Requirement:
From the first line of the listing below to the line with "minimum width=14pt, minimum", print each line exactly, and nothing more. Leave out the pictures.
+--
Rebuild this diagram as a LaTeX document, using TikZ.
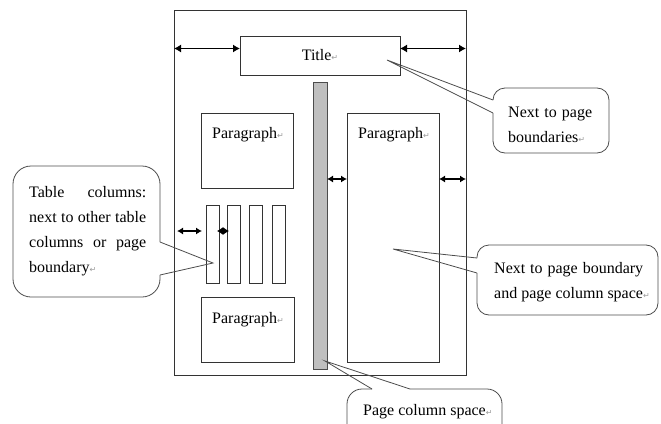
\documentclass[tikz,border=0pt]{standalone}
\usepackage{fontspec}
\setmainfont{Liberation Serif}
\newfontfamily\marksymfont{DejaVu Sans}
\usetikzlibrary{arrows.meta}
% small grey paragraph mark
\newcommand{\pmark}{{\marksymfont\fontsize{8}{8}\selectfont\textcolor{black!40}{↵}}}

\begin{document}
\begin{tikzpicture}[x=1pt,y=-1pt,
  every node/.style={font=\fontsize{16}{25}\selectfont},
  frame/.style={draw=black!80, line width=0.9pt, inner sep=0pt, outer sep=0pt, anchor=north west},
  bar/.style={frame, fill=black!25, draw=black!70},
  label/.style={anchor=base west, inner sep=0pt},
  body/.style={inner sep=0pt, outer sep=0pt, anchor=north west},
  callout/.style={draw=black!70, line width=0.8pt, line join=miter},
  dim/.style={{Latex[length=7pt,width=8pt]}-{Latex[length=7pt,width=8pt]}, line width=1.2pt, black},
  dimsmall/.style={{Latex[length=6pt,width=7pt]}-{Latex[length=6pt,width=7pt]}, line width=1.1pt, black},
]
\useasboundingbox (0,0) rectangle (661,423);
\clip (0,0) rectangle (661,423);

% page and its blocks
\node[frame, minimum width=292pt, minimum height=365pt] (page) at (174,10) {};
\node[frame, minimum width=160pt, minimum height=39pt] (title) at (240,36) {};
\node at (title.center) {Title\pmark};
\node[bar, minimum width=14pt, minimum height=287pt] (gap) at (313,82) {};

\node[frame, minimum width=92pt, minimum height=75pt] (para1) at (201,113) {};
\node[frame, minimum width=92pt, minimum height=249pt] (para2) at (347,113) {};
\node[frame, minimum width=93pt, minimum height=65pt] (para3) at (201,297) {};
\node[label] at ([shift={(11,25)}]para1.north west) {Paragraph\pmark};
\node[label] at ([shift={(11,25)}]para2.north west) {Paragraph\pmark};
\node[label] at ([shift={(11,26)}]para3.north west) {Paragraph\pmark};

% table columns
\foreach \i/\x in {1/206, 2/227, 3/249, 4/272}
  \node[frame, minimum width=13pt, minimum height=78pt] (col\i) at (\x,205) {};

% spacing arrows
\draw[dim] ([yshift=7pt]title.west -| page.west) -- ([yshift=7pt]title.west);
\draw[dim] ([yshift=7pt]title.east) -- ([yshift=7pt]title.east -| page.east);
\coordinate (rowA) at (0,179);
\draw[dimsmall] (gap.east |- rowA) -- (para2.west |- rowA);
\draw[dimsmall] (para2.east |- rowA) -- (page.east |- rowA);
\coordinate (rowB) at (0,231);
\draw[dimsmall, shorten <=3pt, shorten >=4pt] (page.west |- rowB) -- (col1.west |- rowB);
\draw[{Latex[length=6pt,width=8pt]}-{Latex[length=6pt,width=8pt]}, line width=1pt]
  ([xshift=-2pt]col1.east |- rowB) -- ([xshift=2pt]col2.west |- rowB);

% callout: page boundaries of the title
\node[body, minimum width=116pt, minimum height=65pt] (c1) at (493,88) {};
\node[label] at (508,117) {\vtop{\hbox to 84pt{Next\hfill to\hfill page}\hbox{boundaries\pmark}}};
\coordinate (c1tip) at (387,60);
\coordinate (c1a) at ([shift={(0,12)}]c1.north west);
\coordinate (c1b) at ([shift={(0,25)}]c1.north west);
\draw[callout, rounded corners=12pt] (c1a) -- (c1.north west) -- (c1.north east)
  -- (c1.south east) -- (c1.south west) -- (c1b);
\draw[callout] (c1b) -- (c1tip) -- (c1a);

% callout: table columns
\node[body, minimum width=147pt, minimum height=131pt] (c2) at (13,166) {};
\node[label] at (29,197) {\vtop{%
  \hbox to 117pt{Table\hfill columns:}%
  \hbox to 117pt{next\hfill to\hfill other\hfill table}%
  \hbox to 117pt{columns\hfill or\hfill page}%
  \hbox{boundary\pmark}}};
\coordinate (c2tip) at (213,263);
\coordinate (c2a) at ([shift={(0,76)}]c2.north east);
\coordinate (c2b) at ([shift={(0,109)}]c2.north east);
\draw[callout, rounded corners=18pt] (c2a) -- (c2.north east) -- (c2.north west)
  -- (c2.south west) -- (c2.south east) -- (c2b);
\draw[callout] (c2b) -- (c2tip) -- (c2a);

% callout: page boundary and page column space
\node[body, minimum width=181pt, minimum height=70pt] (c3) at (477,245) {};
\node[label] at (494,273) {\vtop{%
  \hbox to 149pt{Next\hfill to\hfill page\hfill boundary}%
  \hbox{and page column space\pmark}}};
\coordinate (c3tip) at (393,249);
\coordinate (c3a) at ([shift={(0,13)}]c3.north west);
\coordinate (c3b) at ([shift={(0,28)}]c3.north west);
\draw[callout, rounded corners=12pt] (c3a) -- (c3.north west) -- (c3.north east)
  -- (c3.south east) -- (c3.south west) -- (c3b);
\draw[callout] (c3b) -- (c3tip) -- (c3a);

% callout: page column space
\node[body, minimum width=155pt, minimum height=60pt] (c4) at (347,389) {};
\node[label] at (363,415) {Page column space\pmark};
\coordinate (c4tip) at (325,361);
\coordinate (c4a) at ([shift={(63,0)}]c4.north west);
\coordinate (c4b) at ([shift={(25,0)}]c4.north west);
\draw[callout, rounded corners=15pt] (c4a) -- (c4.north east) -- (c4.south east)
  -- (c4.south west) -- (c4.north west) -- (c4b);
\draw[callout] (c4b) -- (c4tip) -- (c4a);
\end{tikzpicture}
\end{document}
+--
Response to this exercise:
Rebuild this diagram as a LaTeX document, using TikZ.
\documentclass[tikz,border=0pt]{standalone}
\usepackage{fontspec}
\setmainfont{Liberation Serif}
\newfontfamily\marksymfont{DejaVu Sans}
\usetikzlibrary{arrows.meta}
% small grey paragraph mark
\newcommand{\pmark}{{\marksymfont\fontsize{8}{8}\selectfont\textcolor{black!40}{↵}}}

\begin{document}
\begin{tikzpicture}[x=1pt,y=-1pt,
  every node/.style={font=\fontsize{16}{25}\selectfont},
  frame/.style={draw=black!80, line width=0.9pt, inner sep=0pt, outer sep=0pt, anchor=north west},
  bar/.style={frame, fill=black!25, draw=black!70},
  label/.style={anchor=base west, inner sep=0pt},
  body/.style={inner sep=0pt, outer sep=0pt, anchor=north west},
  callout/.style={draw=black!70, line width=0.8pt, line join=miter},
  dim/.style={{Latex[length=7pt,width=8pt]}-{Latex[length=7pt,width=8pt]}, line width=1.2pt, black},
  dimsmall/.style={{Latex[length=6pt,width=7pt]}-{Latex[length=6pt,width=7pt]}, line width=1.1pt, black},
]
\useasboundingbox (0,0) rectangle (661,423);
\clip (0,0) rectangle (661,423);

% page and its blocks
\node[frame, minimum width=292pt, minimum height=365pt] (page) at (174,10) {};
\node[frame, minimum width=160pt, minimum height=39pt] (title) at (240,36) {};
\node at (title.center) {Title\pmark};
\node[bar, minimum width=14pt, minimum height=287pt] (gap) at (313,82) {};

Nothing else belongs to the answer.